Thierry Breton, Commissaire européen au Marché intérieur, a démissionné de son poste avec effet immédiat ce lundi 16 septembre. Une décision choc qui met en lumière les tensions au sein de l’exécutif bruxellois et entre lui et la présidente de la Commission, Ursula von der Leyen. Un départ qui pourrait bien bouleverser les équilibres politiques au sein de l’Union européenne.
« Un honneur de servir le bien commun européen »
Dans son message de démission, Thierry Breton a pris soin de rappeler son engagement en faveur de l’Union européenne, au-delà des considérations nationales. « Au cours des cinq dernières années, je me suis efforcé sans relâche de défendre et de faire progresser le bien commun européen, au-delà des intérêts nationaux et partisans. Ce fut un honneur », a-t-il affirmé.
Cependant, face aux récents développements, il conclut : « À la lumière des derniers événements – qui témoignent une fois de plus d’une gouvernance douteuse – je dois conclure que je ne peux plus exercer mes fonctions au sein du Collège ». Ce départ marque la fin d’une période tumultueuse au sein de la Commission, mais aussi un tournant pour Thierry Breton, ancien ministre français, qui a joué un rôle clé dans des dossiers cruciaux comme le numérique et l’industrie en Europe.
Une démission inattendue
Dans une lettre adressée à Ursula von der Leyen, publiée sur le réseau social X (anciennement Twitter), Thierry Breton a officialisé sa démission. « Je démissionne de mon poste de commissaire européen, avec effet immédiat », a-t-il écrit, soulignant une décision difficile mais nécessaire.
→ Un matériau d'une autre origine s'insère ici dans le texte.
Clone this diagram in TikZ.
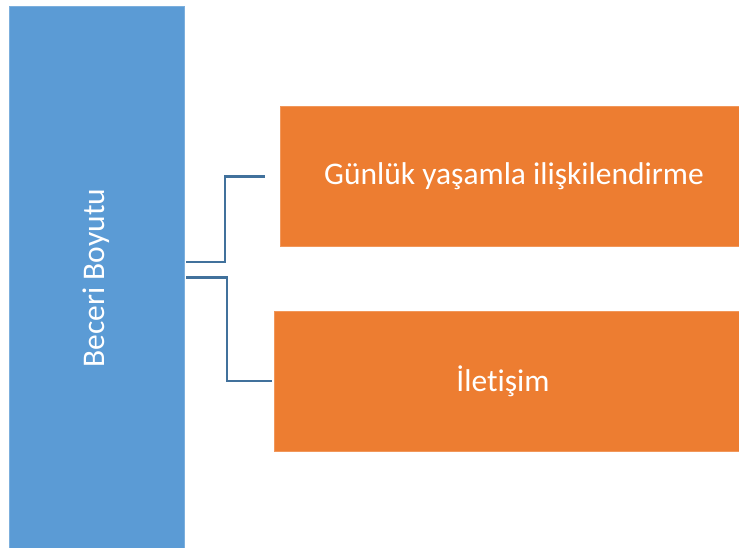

Officiellement candidat pour un second mandat en tant que représentant de la France au sein de la Commission, Breton affirme que von der Leyen a demandé à Emmanuel Macron de retirer sa candidature.
Selon ses dires, cette décision a été prise sans qu’aucune discussion directe n’ait eu lieu entre lui et la présidente. « Il y a quelques jours, dans la toute dernière ligne droite des négociations sur la composition du futur Collège, vous avez demandé à la France de retirer mon nom – pour des raisons personnelles qu’en aucun cas vous n’avez discutées directement avec moi », écrit-il. Une situation qu’il qualifie de « gouvernance douteuse ».
Tensions croissantes avec Ursula von der Leyen
Les relations entre Thierry Breton et Ursula von der Leyen étaient loin d’être sereines. Depuis le printemps dernier, le commissaire français s’était montré critique envers le style de direction de la présidente, qu’il jugeait « peu collectif ». Les désaccords avaient atteint leur paroxysme en début d’année, lorsque Breton avait dénoncé la nomination de l’eurodéputé allemand Markus Pieper, membre du Parti populaire européen (PPE), à un poste clé chargé des petites et moyennes entreprises.
Cette nomination, qui intervenait peu avant un congrès décisif du PPE à Bucarest, avait soulevé des questions éthiques de la part de Breton. Il avait publiquement critiqué cette décision, l’assimilant à du favoritisme, et avait poussé à un vote de défiance contre von der Leyen au Parlement européen. Si Markus Pieper avait fini par renoncer à ce poste, la réélection de von der Leyen en juillet 2024 n’a pas apaisé les tensions.
La France cherche un remplaçant
Pour la France, ce retrait de Thierry Breton survient à un moment stratégique, alors que la composition du futur Collège des commissaires européens est encore en cours de négociation. Dans sa lettre, Breton laisse entendre qu’un portefeuille « prétendument plus influent » aurait été offert à la France en guise de compromis. « C’est un autre candidat qui va vous être proposé » par la France, ajoute-t-il, sans plus de précisions.
Cette nouvelle donne politique met Paris sous pression. Le choix du remplaçant de Thierry Breton pourrait déterminer l’influence que la France exercera au sein de l’exécutif européen pour les cinq années à venir. Le gouvernement français doit désormais proposer un candidat capable de défendre ses intérêts dans un contexte particulièrement tendu.
Une situation délicate à Bruxelles
La démission de Thierry Breton survient dans un contexte déjà compliqué pour Ursula von der Leyen. La formation du nouveau Collège des commissaires européens fait face à plusieurs obstacles. En Slovénie, la nomination de Marta Kos, candidate au poste de commissaire, est toujours en attente d’approbation par le Parlement national. Ce blocage, ajouté au retrait de Thierry Breton, rend l’équation d’autant plus complexe pour la présidente de la Commission.
Le futur Collège doit refléter un équilibre délicat entre les États membres, les grandes familles politiques européennes, et les priorités stratégiques de l’Union. En parallèle, Ursula von der Leyen s’apprête à présenter les noms et portefeuilles des nouveaux commissaires lors d’une plénière à Strasbourg, un exercice d’équilibrisme qui s’annonce plus difficile que prévu.